📖

Second Shift

by Hugh Howey


Genre
Science Fiction
Year
2012
Pages
266
Contents

13

Overview

Donald identifies Helen's silo and finally finds her in the records under the name Karma Brewer. The discovery gives him proof that she survived, but it also reveals that she lived a full life, married Rick Brewer, and had children and descendants without him.

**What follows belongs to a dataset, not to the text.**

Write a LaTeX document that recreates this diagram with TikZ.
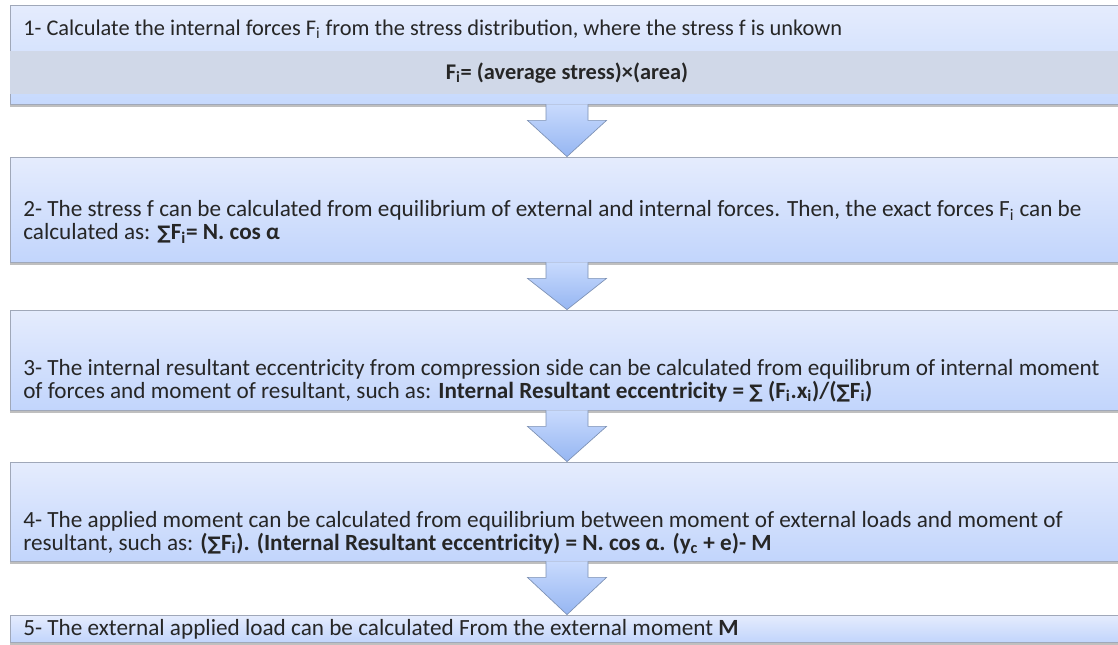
\documentclass[tikz,border=0pt]{standalone}
\usepackage{fontspec}
\setmainfont{Carlito}
\newfontfamily\symfont{DejaVu Sans}
\usetikzlibrary{shadows,calc}
\definecolor{boxtop}{RGB}{229,236,253}
\definecolor{boxbot}{RGB}{194,213,252}
\definecolor{boxline}{RGB}{160,168,185}
\definecolor{bandgray}{RGB}{208,216,232}
\definecolor{arrtop}{RGB}{200,218,253}
\definecolor{arrbot}{RGB}{150,182,242}
\definecolor{arrline}{RGB}{125,145,180}
\newcommand{\Sm}{{\symfont\fontsize{14pt}{14pt}\selectfont ∑}}
\newcommand{\sub}[1]{\textsubscript{#1}}
\newcommand{\downarrowblock}[2]{%
  \draw[blockarrow] ($(#1.south)+(-21,0)$) -- ($(#1.south)+(-21,16)$) -- ($(#1.south)+(-39.5,16)$) -- (#2.north) -- ($(#1.south)+(39.5,16)$) -- ($(#1.south)+(21,16)$) -- ($(#1.south)+(21,0)$);}
\begin{document}
\begin{tikzpicture}[x=0.75pt,y=-0.75pt,
  box/.style={draw=boxline, line width=0.6pt, top color=boxtop, bottom color=boxbot,
    minimum width=835.5pt, inner sep=0pt,
    drop shadow={shadow xshift=0pt, shadow yshift=-2.2pt, opacity=0.45, fill=black!55}},
  blockarrow/.style={draw=arrline, line width=0.5pt, top color=arrtop, bottom color=arrbot},
  txt/.style={anchor=west, align=left, inner sep=0pt, text=black!85,
    font=\fontsize{17.4pt}{17pt}\selectfont},
  txtc/.style={anchor=center, align=center, inner sep=0pt, text=black!85,
    font=\fontsize{16.8pt}{17pt}\selectfont\bfseries}]
\useasboundingbox (0,0) rectangle (1118,644);
\fill[white] (0,0) rectangle (1118,644);
\clip (0,0) rectangle (1118,644);
% boxes
\node[box, minimum height=74.25pt, top color={rgb,255:red,229;green,236;blue,253}, bottom color={rgb,255:red,198;green,217;blue,253}] (b1) at (567,54.5) {};
\fill[bandgray] ($(b1.north west)+(0.5,46)$) rectangle ($(b1.south east)+(-0.5,-10)$);
\node[box, minimum height=78.75pt] (b2) at (567,209.5) {};
\node[box, minimum height=75pt] (b3) at (567,360) {};
\node[box, minimum height=74.25pt] (b4) at (567,511.5) {};
\node[box, minimum height=20.25pt] (b5) at (567,628.5) {};
% arrows
\downarrowblock{b1}{b2}
\downarrowblock{b2}{b3}
\downarrowblock{b3}{b4}
\downarrowblock{b4}{b5}
% texts
\node[txt, font=\fontsize{16.8pt}{17pt}\selectfont] (t1) at (23,29) {1- Calculate the internal forces F\sub{i} from the stress distribution, where the stress f is unkown};
\node[txtc] (t1b) at (567,73) {F\sub{i}= (average stress)×(area)};
\node[txt] (t2) at (23,222) {2- The stress f can be calculated from equilibrium of external and internal forces. Then, the exact forces F\sub{i} can be\\calculated as: \textbf{\Sm F\sub{i}= N. cos α}};
\node[txt] (t3) at (23,380.5) {3- The internal resultant eccentricity from compression side can be calculated from equilibrum of internal moment\\of forces and moment of resultant, such as: \textbf{Internal Resultant eccentricity = \Sm\ (F\sub{i}.x\sub{i})/(\Sm F\sub{i})}};
\node[txt] (t4) at (23,532.5) {4- The applied moment can be calculated from equilibrium between moment of external loads and moment of\\resultant, such as: \textbf{(\Sm F\sub{i}). (Internal Resultant eccentricity) = N. cos α. (y\sub{c} + e)- M}};
\node[txt] (t5) at (23,629) {5- The external applied load can be calculated From the external moment \textbf{M}};
\end{tikzpicture}
\end{document}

This transforms Donald's search from uncertain hope into personal devastation. The chapter deepens his grief, sharpens his sense of everything stolen by the silos, and strains his emotional balance as Anna tries to pull him back to the present.

Summary

Donald uses an old schematic and his recovering memories to identify the correct facility as Silo 2, where he believes Helen was sent. While Anna showers and gets ready for Victor's funeral, Donald works through the silo records, relearning how to search the database and scrolling through the first generation's names and photographs.

Donald searches desperately for Helen under several possible names, trying family names and even names they once discussed for future children. The process unsettles him because the stranger's faces begin to blur his memory of Helen, and Anna's nearby presence complicates his grief; Donald feels physical desire for Anna, then reacts with guilt and reasserts his loyalty to his missing wife.

Acting on a sudden association with loyalty, Donald searches for the name "Karma," the name of his and Helen's dog. The search returns a single result: Karma Brewer. When Donald opens the file, he recognizes Helen in the badge photo and realizes she had lived inside Silo 2 under that name, holding jobs including teacher, school master, and judge.

Donald then reads further and learns that Helen lived to eighty-two. The record says she was survived by her husband, Rick Brewer, and two children, Athena and Mars. That revelation devastates Donald, because Helen not only lived a full life without him but married his best friend and had a family.

Anna comes up behind Donald and gently urges him to stop and leave for the funeral, but Donald continues opening the files of Helen's descendants. Seeing their daughter and later generations, with traces of Helen's face but none of his own features, breaks him completely. He sobs that they are "a hundred years too late," grasping the full emotional cost of what was taken from him.